Technical Jargon Explained: What’s the Difference Between 4K UHD & 4K DCI?

11 January 2018 | Category: Motion

Technical Jargon Explained: What’s the Difference Between 4K UHD & 4K DCI?

 

Here at Hireacamera we are often asked if there is a difference between 4K UHD and 4K (DCI), there have been times when this question has befuddled even the pros and this is not helped by many manufacturers branding their cameras as 4K UHD. Understandably this can be quite misleading, causing potential problems for anyone looking to hire a ‘true 4K camera’, such as the Panasonic Lumix GH5 or Sony FS7.

4k vs uhd

Essentially it all comes down to pixels, and how many there are that make up an image. As you can see from the diagram above, whilst they are the same height, 4K is 256 pixels wider than UHD. The ratio of 4K was developed by The Digital Cinema Initiative, which is why it is often referred to as DCI, or C4K (Cinema 4K) and is what you would see when viewing a 4K film at the cinema.

4k vs uhd

4K DCI

4k vs uhd

4K UHD

What does this mean for you?

As you can see from the images above, the difference between the two from a viewing standpoint isn’t all that drastic, but the thing to bear in mind is that UHD is the older technology, the key benefit of shooting in 4K is the fact that you are future-proofing your work. True 4K displays may not be in every home just yet, but inevitably it won’t be long before they are commonplace. – Think back to the first time you saw a plasma TV; back then we all thought they were incredible, but now they pale in comparison somewhat to the OLED and LCD screens available today.

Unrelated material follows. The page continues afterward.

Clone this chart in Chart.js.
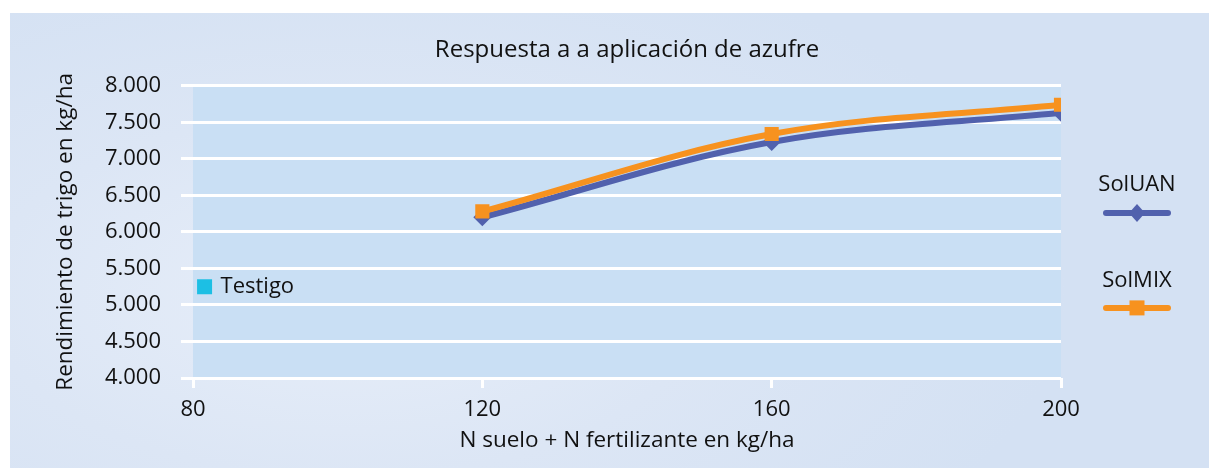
<!DOCTYPE html>
<html>
<head>
<meta charset="utf-8">
<script src="https://cdn.jsdelivr.net/npm/chart.js@4/dist/chart.umd.min.js"></script>
<style>
html,body{margin:0;padding:0;background:#fff;}
#panel{position:absolute;left:10px;top:13px;width:1199px;height:455px;
  background:radial-gradient(ellipse 60% 80% at 28% 62%,#e7eef9 0%,#dce6f5 50%,#d4e1f3 100%);}
#wrap{position:absolute;left:0;top:0;width:1209px;height:468px;}
</style>
</head>
<body>
<div id="panel"></div>
<div id="wrap"><canvas id="grafico" width="1209" height="468"></canvas></div>
<script>
// --- datos ---
var dosisN=[120,160,200];
var solUAN=[6200,7230,7630];
var solMIX=[6280,7340,7740];
var testigoX=[81.6];
var testigoY=[5250];
var ticksX=[80,120,160,200];

var fuente='"Open Sans", "Noto Sans", sans-serif';

function puntos(xs,ys){return xs.map(function(x,i){return {x:x,y:ys[i]};});}
function miles(v){return String(v).replace(/\B(?=(\d{3})+(?!\d))/g,'.');}

// fondo del area de trazado
var fondoPlot={
  id:'fondoPlot',
  beforeDraw:function(c){
    var a=c.chartArea,ctx=c.ctx;
    ctx.save();ctx.fillStyle='#c9dff4';
    ctx.fillRect(a.left,a.top,a.right-a.left,a.bottom-a.top);
    ctx.restore();
  }
};

// etiqueta Testigo junto a su punto + leyenda a la derecha
var etiquetas={
  id:'etiquetas',
  afterDraw:function(c){
    var ctx=c.ctx,a=c.chartArea;
    ctx.save();
    ctx.fillStyle='#111';ctx.textBaseline='middle';
    ctx.font='22px '+fuente;
    var pt=c.getDatasetMeta(2).data[0];
    if(pt){ctx.textAlign='left';ctx.fillText(c.data.datasets[2].label,pt.x+16,pt.y);}
    // leyenda
    var cx=a.right+76;
    var items=[{ds:0,ty:-47,ly:-19},{ds:1,ty:49,ly:76}];
    var mid=(a.top+a.bottom)/2;
    items.forEach(function(it){
      var d=c.data.datasets[it.ds];
      ctx.font='22px '+fuente;ctx.textAlign='center';ctx.fillStyle='#111';
      ctx.fillText(d.label,cx,mid+it.ty);
      var ly=mid+it.ly;
      ctx.strokeStyle=d.borderColor;ctx.lineWidth=6;ctx.lineCap='round';
      ctx.beginPath();ctx.moveTo(cx-31,ly);ctx.lineTo(cx+31,ly);ctx.stroke();
      ctx.fillStyle=d.backgroundColor;
      if(d.pointStyle==='rectRot'){
        ctx.beginPath();ctx.moveTo(cx,ly-9);ctx.lineTo(cx+8,ly);ctx.lineTo(cx,ly+9);ctx.lineTo(cx-8,ly);ctx.closePath();ctx.fill();
      }else{
        ctx.fillRect(cx-7.5,ly-7.5,15,15);
      }
    });
    ctx.restore();
  }
};

new Chart(document.getElementById('grafico'),{
  type:'line',
  data:{
    datasets:[
      {label:'SolUAN',data:puntos(dosisN,solUAN),borderColor:'#5161ad',backgroundColor:'#5161ad',
       borderWidth:6,tension:0.35,pointStyle:'rectRot',pointRadius:9,pointBorderWidth:0,order:1},
      {label:'SolMIX',data:puntos(dosisN,solMIX),borderColor:'#f7921f',backgroundColor:'#f7921f',
       borderWidth:6,tension:0.35,pointStyle:'rect',pointRadius:10,pointBorderWidth:0,order:0},
      {label:'Testigo',data:puntos(testigoX,testigoY),borderColor:'#1cbfe4',backgroundColor:'#1cbfe4',
       showLine:false,pointStyle:'rect',pointRadius:10.6,pointBorderWidth:0,order:2}
    ]
  },
  options:{
    responsive:false,animation:false,
    layout:{padding:{left:48,right:148,top:13,bottom:10}},
    plugins:{
      legend:{display:false},tooltip:{enabled:false},
      title:{display:true,text:'Respuesta a a aplicación de azufre',fullSize:false,color:'#111',
        font:{family:fuente,size:24,weight:'normal'},padding:{top:23,bottom:21}}
    },
    scales:{
      x:{type:'linear',min:80,max:200,
        afterBuildTicks:function(s){s.ticks=ticksX.map(function(v){return {value:v};});},
        afterFit:function(s){s.height=80;},
        grid:{drawOnChartArea:false,drawTicks:true,tickLength:10,color:'#ffffff',lineWidth:3},
        border:{display:false},
        ticks:{color:'#111',padding:9,font:{family:fuente,size:22}},
        title:{display:true,text:'N suelo + N fertilizante en kg/ha',color:'#111',
          font:{family:fuente,size:22.5},padding:{top:4,bottom:4}}
      },
      y:{min:4000,max:8000,
        afterFit:function(s){s.width=145;},
        grid:{color:'#ffffff',lineWidth:3,tickLength:12},
        border:{display:false},
        ticks:{stepSize:500,color:'#111',padding:20,font:{family:fuente,size:22},
          callback:function(v){return miles(v);}},
        title:{display:true,text:'Rendimiento de trigo en kg/ha',color:'#111',
          font:{family:fuente,size:22.5},padding:{top:4,bottom:4}}
      }
    }
  },
  plugins:[fondoPlot,etiquetas]
});
</script>
</body>
</html>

Another benefit of true 4K is that you are given the ability to pan, tilt and crop / zoom into your footage, so if your lens just isn’t quite long enough to get that shot, or you decide you should have framed it slightly differently, this can be easily rectified in post-production whilst maintaining quality. If you were to crop by 200%, you would still retain full HD video resolution.
Image stabilisation is also an option in post-production when shooting in 4K. Whilst it is possible to do this in Adobe Premier Pro, with non-4K footage you will suffer a costly loss in resolution, 4K has so much detail that you are free to stabilise (almost) to your heart’s content!

Of course, no technology is perfect (yet!) and there will of course be downsides. In the case of 4K, the drawback is the immense amount of space that the files demand. For example, where 1 hour of MP4 footage at 1080p would take up ‘only’ about 23GB, at 4K you would need roughly double this space.

So whilst you may have to consider upgrading your storage options and possibly your computer to accommodate these colossal files, in the long-run it really is the way forward when it comes to ultimate image quality and versatility.